How PE Firms Use SaaS EBITDA Multiples
Private equity is increasingly the most active buyer of mature SaaS businesses. Unlike strategic acquirers, PE firms anchor entirely to EBITDA because they underwrite a model — not a strategic vision.
The typical PE SaaS deal today: buy at 15–22x trailing EBITDA using 40–50% debt, spend 3–5 years improving margins through pricing discipline and headcount efficiency, exit at 20–28x EBITDA to a strategic or public market. The return engine is margin expansion plus multiple expansion — not revenue growth.
Entry multiple
15–22x EBITDA
PE acquisition target range
Hold period
3–5 years
Typical PE ownership window
Exit multiple
20–28x EBITDA
Target at sale or IPO
Private Company SaaS EBITDA Multiples vs. Public Comps
Private SaaS companies receive a 20–30% haircut to public comps on both EV/Revenue and EV/EBITDA. The discount reflects illiquidity, smaller scale, and less operating leverage than public counterparts.
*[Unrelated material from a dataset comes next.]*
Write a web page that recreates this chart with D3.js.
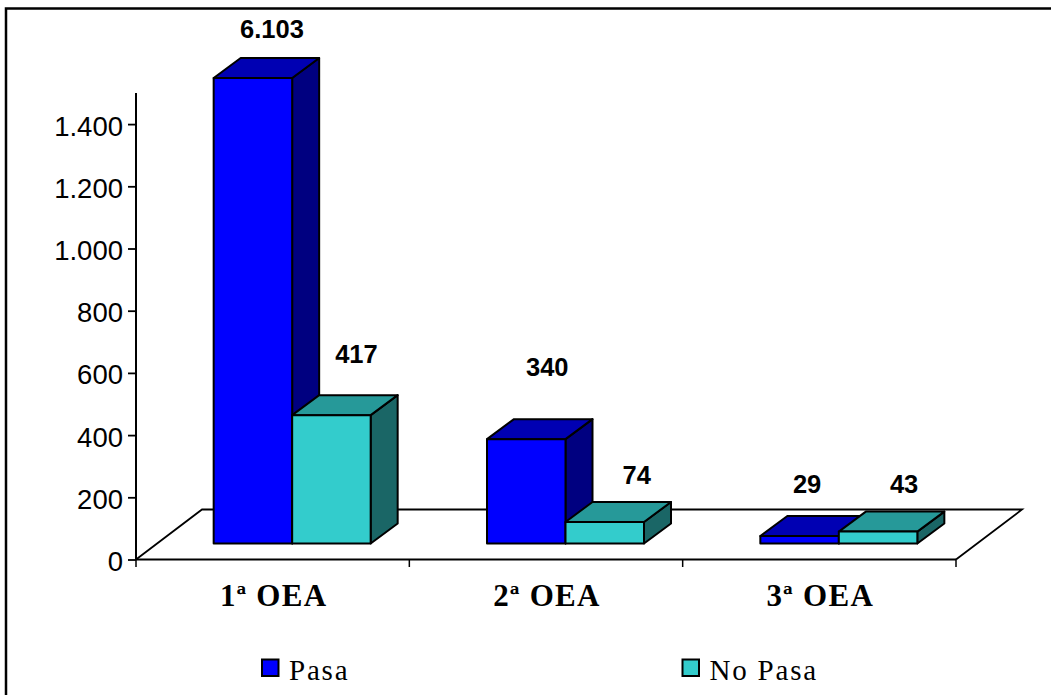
<!DOCTYPE html>
<html><head><meta charset="utf-8">
<style>html,body{margin:0;padding:0;background:#fff;overflow:hidden}svg{display:block}</style>
<script src="https://cdn.jsdelivr.net/npm/d3@7/dist/d3.min.js"></script></head>
<body><svg id="c" width="1051" height="695"></svg>
<script>
const categories = ["1ª OEA","2ª OEA","3ª OEA"];
const seriesNames = ["Pasa","No Pasa"];
const pasa = [6103,340,29];
const noPasa = [417,74,43];
const pasaLabels = ["6.103","340","29"];
const noPasaLabels = ["417","74","43"];
const ticks = [0,200,400,600,800,1000,1200,1400];
const axisMax = 1500;
const front = ["#0000ff","#33cccc"], topC = ["#0000b3","#269999"], side = ["#000080","#1a6666"];
// label offsets from each bar's centre/top: [series][category]
const labelOffX = [[19,21,7.5],[25,32,26]];
const labelOffY = [[40,63,43],[52,38,39]];

const svg = d3.select("#c");
const fmt = v => d3.format(",")(v).replace(/,/g,".");
const serif = "'Liberation Serif','DejaVu Serif',serif", sans = "'Liberation Sans',Arial,sans-serif";

svg.append("rect").attr("x",6).attr("y",8.5).attr("width",1100).attr("height",740).attr("fill","#fff").attr("stroke","#000").attr("stroke-width",2.5);

const x = d3.scaleBand().domain(categories).range([136,956]);
const y = d3.scaleLinear().domain([0,axisMax]).range([559.5,93]);
const barY = d3.scaleLinear().domain([0,axisMax]).range([545,78]);
const baseY = barY(0)-1.5;
const dx = 27, dy = 20, fdx = 66, fdy = 50, barW = 78.5, shift = 19.5;
const bw = x.bandwidth();

svg.append("path").attr("d",d3.line()([[136,559.5],[136+fdx,559.5-fdy],[956+fdx,559.5-fdy],[956,559.5]])).attr("fill","#fff").attr("stroke","#000").attr("stroke-width",1.8);

const yAxis = d3.axisLeft(y).tickValues(ticks).tickFormat(fmt).tickSize(8).tickPadding(5);
const gy = svg.append("g").attr("transform","translate(136,0)").call(yAxis);
gy.selectAll("text").attr("font-family",sans).attr("font-size",27.5).attr("fill","#000").attr("dy","0.4em");
gy.selectAll("line").attr("stroke","#000").attr("stroke-width",1.8);
gy.select(".domain").attr("stroke","#000").attr("stroke-width",2).attr("d","M0,93V559.5");
const gx = svg.append("g").attr("transform","translate(0,559.5)").call(d3.axisBottom(x).tickValues([]).tickSize(0));
gx.select(".domain").attr("stroke","#000").attr("stroke-width",2).attr("d","M136,0H956");
svg.selectAll("line.xt").data(d3.range(categories.length+1)).join("line").attr("class","xt")
  .attr("x1",i=>136+i*bw).attr("x2",i=>136+i*bw).attr("y1",559.5).attr("y2",567).attr("stroke","#000").attr("stroke-width",1.5);
svg.selectAll("text.cat").data(categories).join("text").attr("class","cat")
  .attr("x",d=>x(d)+bw/2+1).attr("y",606).attr("text-anchor","middle")
  .attr("font-family",serif).attr("font-weight","bold").attr("font-size",31).attr("letter-spacing",1.3).attr("fill","#000").text(d=>d);

const series = [pasa,noPasa], labels=[pasaLabels,noPasaLabels];
categories.forEach((c,ci)=>{
  const x0 = x(c)+bw/2 + shift - barW;
  series.forEach((s,si)=>{
    const bx = x0 + si*barW;
    const v = Math.min(s[ci],axisMax), t = barY(v);
    const g = svg.append("g").attr("stroke","#000").attr("stroke-width",2).attr("stroke-linejoin","round");
    g.append("path").attr("fill",side[si]).attr("d",d3.line()([[bx+barW,t],[bx+barW+dx,t-dy],[bx+barW+dx,baseY-dy],[bx+barW,baseY]])+"Z");
    g.append("path").attr("fill",topC[si]).attr("d",d3.line()([[bx,t],[bx+dx,t-dy],[bx+barW+dx,t-dy],[bx+barW,t]])+"Z");
    g.append("rect").attr("fill",front[si]).attr("x",bx).attr("y",t).attr("width",barW).attr("height",baseY-t);
    svg.append("text").attr("x",bx+barW/2+labelOffX[si][ci]).attr("y",t-labelOffY[si][ci]).attr("text-anchor","middle")
      .attr("font-family",sans).attr("font-weight","bold").attr("font-size",25.5).attr("fill","#000").text(labels[si][ci]);
  });
});

const lx=[262,682.5];
seriesNames.forEach((n,i)=>{
  svg.append("rect").attr("x",lx[i]).attr("y",659.5).attr("width",16.5).attr("height",16.5).attr("fill",front[i]).attr("stroke","#000").attr("stroke-width",2);
  svg.append("text").attr("x",lx[i]+27).attr("y",680).attr("font-family",serif).attr("font-size",29).attr("letter-spacing",1.8).attr("fill","#000").text(n);
});
</script></body></html>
For a public SaaS comp trading at 30x EBITDA, a comparable private company clears at 20–24x.
The discount narrows meaningfully for companies with ARR above $50M, NRR above 110%, and gross margins above 75%. At that quality threshold, strategic buyers often pay near-public-market multiples — especially if the target gives the acquirer a vertical wedge they cannot build internally.
For founders thinking about exit timing: the gap between public and private multiples has compressed since 2022. The post-correction environment rewards companies that can demonstrate both growth AND profitability simultaneously — which is exactly what high EBITDA multiples reward.
The shift from EV/Revenue to EV/EBITDA is not just accounting.
It signals that a SaaS company has crossed from a growth story into a cash flow story — and the market will price it accordingly.